• [GIVEN TASK]:
Exactly retype the opening line of the entries and every line after it, ending with the line that contains "plt.rcParams['axes.unicode_minus'] = True". Skip all pictures.

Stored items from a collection
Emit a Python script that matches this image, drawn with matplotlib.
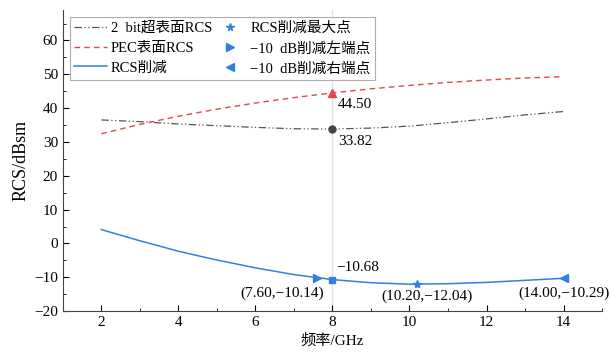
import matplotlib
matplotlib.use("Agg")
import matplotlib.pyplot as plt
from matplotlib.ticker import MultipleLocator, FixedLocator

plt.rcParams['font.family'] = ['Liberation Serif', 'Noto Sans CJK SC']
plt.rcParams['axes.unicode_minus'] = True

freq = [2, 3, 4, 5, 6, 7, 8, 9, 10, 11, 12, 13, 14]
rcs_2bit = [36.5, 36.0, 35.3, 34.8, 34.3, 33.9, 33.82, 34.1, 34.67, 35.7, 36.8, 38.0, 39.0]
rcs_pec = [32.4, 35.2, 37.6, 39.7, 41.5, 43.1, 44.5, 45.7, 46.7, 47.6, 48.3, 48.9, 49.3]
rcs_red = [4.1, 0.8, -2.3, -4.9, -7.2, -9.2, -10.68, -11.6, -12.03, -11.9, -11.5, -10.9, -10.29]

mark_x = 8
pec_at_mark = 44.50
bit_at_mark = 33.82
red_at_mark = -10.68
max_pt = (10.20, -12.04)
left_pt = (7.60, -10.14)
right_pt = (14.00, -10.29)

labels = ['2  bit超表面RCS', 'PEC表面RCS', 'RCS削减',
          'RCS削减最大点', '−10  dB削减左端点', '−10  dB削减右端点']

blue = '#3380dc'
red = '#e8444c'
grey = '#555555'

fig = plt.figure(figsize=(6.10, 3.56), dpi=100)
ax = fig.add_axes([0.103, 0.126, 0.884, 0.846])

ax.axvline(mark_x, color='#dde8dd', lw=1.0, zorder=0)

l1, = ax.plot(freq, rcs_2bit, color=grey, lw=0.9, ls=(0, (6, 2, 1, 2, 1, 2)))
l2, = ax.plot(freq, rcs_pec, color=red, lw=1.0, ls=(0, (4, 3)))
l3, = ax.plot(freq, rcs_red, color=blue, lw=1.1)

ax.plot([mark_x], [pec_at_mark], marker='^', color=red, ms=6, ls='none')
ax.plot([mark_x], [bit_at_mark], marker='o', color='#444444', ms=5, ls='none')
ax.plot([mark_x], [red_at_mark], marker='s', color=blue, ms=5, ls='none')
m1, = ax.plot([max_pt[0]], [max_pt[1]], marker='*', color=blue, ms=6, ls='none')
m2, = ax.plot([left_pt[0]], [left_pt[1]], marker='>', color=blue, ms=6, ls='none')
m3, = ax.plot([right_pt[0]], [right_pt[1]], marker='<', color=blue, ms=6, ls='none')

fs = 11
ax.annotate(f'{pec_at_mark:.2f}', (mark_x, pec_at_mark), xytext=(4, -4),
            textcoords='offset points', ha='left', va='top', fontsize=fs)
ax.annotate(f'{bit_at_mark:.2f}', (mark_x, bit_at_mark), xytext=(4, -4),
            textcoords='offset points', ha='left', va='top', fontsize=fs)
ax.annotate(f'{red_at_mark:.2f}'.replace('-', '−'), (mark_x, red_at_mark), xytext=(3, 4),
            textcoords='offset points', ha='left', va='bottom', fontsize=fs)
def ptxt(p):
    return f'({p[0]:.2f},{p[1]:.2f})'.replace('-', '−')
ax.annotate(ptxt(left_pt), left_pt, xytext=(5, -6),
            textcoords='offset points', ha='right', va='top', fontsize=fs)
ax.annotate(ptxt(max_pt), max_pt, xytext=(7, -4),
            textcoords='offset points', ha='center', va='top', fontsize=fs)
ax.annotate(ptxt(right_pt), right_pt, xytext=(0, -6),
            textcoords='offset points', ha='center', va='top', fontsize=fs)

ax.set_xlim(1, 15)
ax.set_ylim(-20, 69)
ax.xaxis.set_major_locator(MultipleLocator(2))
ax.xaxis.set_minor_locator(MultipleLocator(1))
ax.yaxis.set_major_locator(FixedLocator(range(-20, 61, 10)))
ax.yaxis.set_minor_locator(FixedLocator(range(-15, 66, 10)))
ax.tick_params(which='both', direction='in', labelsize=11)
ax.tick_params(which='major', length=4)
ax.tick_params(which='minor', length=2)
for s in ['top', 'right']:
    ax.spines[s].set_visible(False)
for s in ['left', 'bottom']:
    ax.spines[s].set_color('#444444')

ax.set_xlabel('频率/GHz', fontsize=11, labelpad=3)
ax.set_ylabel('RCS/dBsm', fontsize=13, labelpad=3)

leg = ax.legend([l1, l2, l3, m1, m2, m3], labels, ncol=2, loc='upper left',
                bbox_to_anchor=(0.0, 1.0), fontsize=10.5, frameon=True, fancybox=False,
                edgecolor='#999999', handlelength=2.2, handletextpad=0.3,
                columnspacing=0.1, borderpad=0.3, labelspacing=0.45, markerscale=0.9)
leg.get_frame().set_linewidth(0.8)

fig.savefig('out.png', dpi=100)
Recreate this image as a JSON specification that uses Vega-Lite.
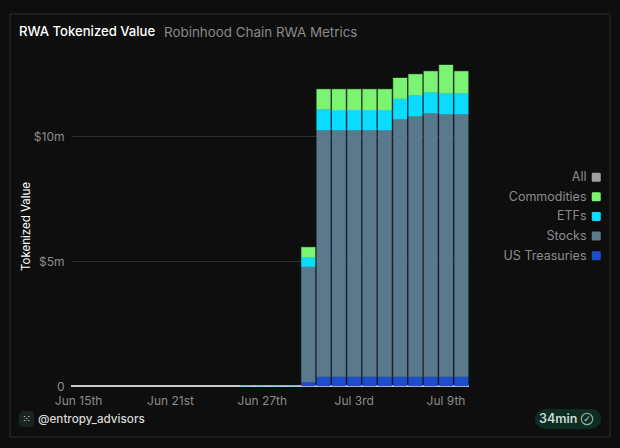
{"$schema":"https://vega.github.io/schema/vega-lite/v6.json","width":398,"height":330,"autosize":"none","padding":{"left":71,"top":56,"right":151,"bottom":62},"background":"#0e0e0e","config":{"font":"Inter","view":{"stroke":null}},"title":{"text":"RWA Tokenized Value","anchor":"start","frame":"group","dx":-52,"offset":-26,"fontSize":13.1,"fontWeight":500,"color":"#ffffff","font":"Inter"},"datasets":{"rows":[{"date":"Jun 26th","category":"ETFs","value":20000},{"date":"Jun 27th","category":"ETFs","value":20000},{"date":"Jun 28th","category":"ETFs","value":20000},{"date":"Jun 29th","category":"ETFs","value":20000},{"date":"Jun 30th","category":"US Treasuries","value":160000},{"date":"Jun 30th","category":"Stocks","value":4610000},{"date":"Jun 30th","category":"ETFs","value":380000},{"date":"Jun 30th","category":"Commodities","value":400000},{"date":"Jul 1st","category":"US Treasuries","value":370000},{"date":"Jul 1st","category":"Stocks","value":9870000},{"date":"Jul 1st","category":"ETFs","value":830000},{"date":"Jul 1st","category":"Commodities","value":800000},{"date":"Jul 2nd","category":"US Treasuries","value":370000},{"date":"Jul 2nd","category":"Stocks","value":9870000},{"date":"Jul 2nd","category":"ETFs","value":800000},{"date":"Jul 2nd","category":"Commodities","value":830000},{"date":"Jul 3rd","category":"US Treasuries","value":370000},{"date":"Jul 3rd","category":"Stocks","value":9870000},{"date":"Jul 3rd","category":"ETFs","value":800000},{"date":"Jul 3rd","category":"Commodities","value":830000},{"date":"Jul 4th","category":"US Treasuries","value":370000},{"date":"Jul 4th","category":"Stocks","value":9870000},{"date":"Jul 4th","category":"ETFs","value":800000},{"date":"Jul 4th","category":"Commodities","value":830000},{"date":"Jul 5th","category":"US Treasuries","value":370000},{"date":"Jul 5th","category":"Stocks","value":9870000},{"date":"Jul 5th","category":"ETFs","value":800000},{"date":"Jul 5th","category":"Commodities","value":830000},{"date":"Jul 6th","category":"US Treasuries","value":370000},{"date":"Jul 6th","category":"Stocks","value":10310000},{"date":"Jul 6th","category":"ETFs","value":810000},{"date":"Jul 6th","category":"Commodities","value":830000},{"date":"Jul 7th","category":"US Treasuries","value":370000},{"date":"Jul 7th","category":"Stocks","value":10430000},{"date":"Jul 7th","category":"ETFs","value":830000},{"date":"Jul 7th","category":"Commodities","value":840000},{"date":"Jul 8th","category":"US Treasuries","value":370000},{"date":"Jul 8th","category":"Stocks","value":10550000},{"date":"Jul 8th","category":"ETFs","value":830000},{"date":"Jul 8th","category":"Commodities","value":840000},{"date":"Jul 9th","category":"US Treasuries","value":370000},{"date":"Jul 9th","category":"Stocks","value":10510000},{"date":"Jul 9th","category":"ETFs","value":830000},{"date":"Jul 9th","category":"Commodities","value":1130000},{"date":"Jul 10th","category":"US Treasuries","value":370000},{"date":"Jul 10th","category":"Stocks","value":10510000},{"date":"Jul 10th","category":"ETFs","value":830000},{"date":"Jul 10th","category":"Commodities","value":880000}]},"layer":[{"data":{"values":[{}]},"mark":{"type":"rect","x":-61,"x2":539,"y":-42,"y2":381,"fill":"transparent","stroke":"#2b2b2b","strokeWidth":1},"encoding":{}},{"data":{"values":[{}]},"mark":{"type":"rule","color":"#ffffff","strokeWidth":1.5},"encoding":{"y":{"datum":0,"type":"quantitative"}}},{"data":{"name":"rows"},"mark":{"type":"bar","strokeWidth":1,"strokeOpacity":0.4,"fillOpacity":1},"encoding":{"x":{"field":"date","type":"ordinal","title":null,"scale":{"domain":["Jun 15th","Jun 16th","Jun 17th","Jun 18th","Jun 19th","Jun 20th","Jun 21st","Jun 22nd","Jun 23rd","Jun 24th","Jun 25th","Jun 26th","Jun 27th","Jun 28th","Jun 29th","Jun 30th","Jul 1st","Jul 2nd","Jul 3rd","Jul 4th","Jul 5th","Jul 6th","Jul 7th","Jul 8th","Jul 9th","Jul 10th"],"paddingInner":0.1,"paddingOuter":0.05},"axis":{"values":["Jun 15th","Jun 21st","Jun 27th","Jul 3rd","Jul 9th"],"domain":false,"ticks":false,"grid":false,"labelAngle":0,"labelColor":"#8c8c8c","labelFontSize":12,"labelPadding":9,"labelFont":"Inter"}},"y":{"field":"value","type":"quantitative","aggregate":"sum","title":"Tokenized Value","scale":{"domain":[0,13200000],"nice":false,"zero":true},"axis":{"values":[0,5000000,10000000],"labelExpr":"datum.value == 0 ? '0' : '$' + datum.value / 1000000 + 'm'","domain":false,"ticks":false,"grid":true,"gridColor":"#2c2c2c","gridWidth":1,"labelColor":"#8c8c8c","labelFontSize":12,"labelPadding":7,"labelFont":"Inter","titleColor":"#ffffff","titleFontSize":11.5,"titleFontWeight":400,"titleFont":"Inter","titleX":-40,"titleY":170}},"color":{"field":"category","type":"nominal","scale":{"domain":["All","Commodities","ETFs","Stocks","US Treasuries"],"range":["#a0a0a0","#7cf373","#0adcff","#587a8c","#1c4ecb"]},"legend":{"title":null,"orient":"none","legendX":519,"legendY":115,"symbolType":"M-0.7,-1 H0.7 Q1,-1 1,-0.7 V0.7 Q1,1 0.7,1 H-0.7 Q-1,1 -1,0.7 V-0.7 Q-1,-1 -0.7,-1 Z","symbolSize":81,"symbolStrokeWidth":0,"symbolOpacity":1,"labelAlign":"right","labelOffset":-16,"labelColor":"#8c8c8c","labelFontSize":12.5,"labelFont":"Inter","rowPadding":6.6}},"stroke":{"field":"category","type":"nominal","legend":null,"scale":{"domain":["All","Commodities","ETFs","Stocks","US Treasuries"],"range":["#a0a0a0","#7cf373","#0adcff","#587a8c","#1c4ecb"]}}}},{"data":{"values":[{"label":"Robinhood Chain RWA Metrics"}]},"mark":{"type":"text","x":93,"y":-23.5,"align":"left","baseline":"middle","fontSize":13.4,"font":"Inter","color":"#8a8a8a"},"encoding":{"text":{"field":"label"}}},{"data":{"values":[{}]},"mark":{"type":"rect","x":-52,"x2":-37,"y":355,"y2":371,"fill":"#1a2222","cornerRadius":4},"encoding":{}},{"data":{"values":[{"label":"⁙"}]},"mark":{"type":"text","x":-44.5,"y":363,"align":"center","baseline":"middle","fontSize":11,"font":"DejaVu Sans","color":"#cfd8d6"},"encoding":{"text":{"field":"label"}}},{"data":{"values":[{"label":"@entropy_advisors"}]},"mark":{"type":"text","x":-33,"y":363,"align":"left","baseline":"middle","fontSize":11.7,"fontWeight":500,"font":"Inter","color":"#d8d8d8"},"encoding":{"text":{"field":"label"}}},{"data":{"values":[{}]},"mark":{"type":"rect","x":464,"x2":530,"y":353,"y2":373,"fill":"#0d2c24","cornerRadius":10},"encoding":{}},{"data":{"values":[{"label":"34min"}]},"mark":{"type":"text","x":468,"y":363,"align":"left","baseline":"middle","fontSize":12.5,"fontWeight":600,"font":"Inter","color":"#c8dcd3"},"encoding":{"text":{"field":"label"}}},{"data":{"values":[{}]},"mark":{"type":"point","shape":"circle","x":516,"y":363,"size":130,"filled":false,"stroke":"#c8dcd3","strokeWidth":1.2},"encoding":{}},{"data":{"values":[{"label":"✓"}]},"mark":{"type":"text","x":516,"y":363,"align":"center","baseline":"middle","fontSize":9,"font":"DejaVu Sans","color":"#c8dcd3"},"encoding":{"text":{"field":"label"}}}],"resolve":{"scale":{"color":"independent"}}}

• [ANSWER TO THIS TASK]:
Emit a Python script that matches this image, drawn with matplotlib.
import matplotlib
matplotlib.use("Agg")
import matplotlib.pyplot as plt
from matplotlib.ticker import MultipleLocator, FixedLocator

plt.rcParams['font.family'] = ['Liberation Serif', 'Noto Sans CJK SC']
plt.rcParams['axes.unicode_minus'] = True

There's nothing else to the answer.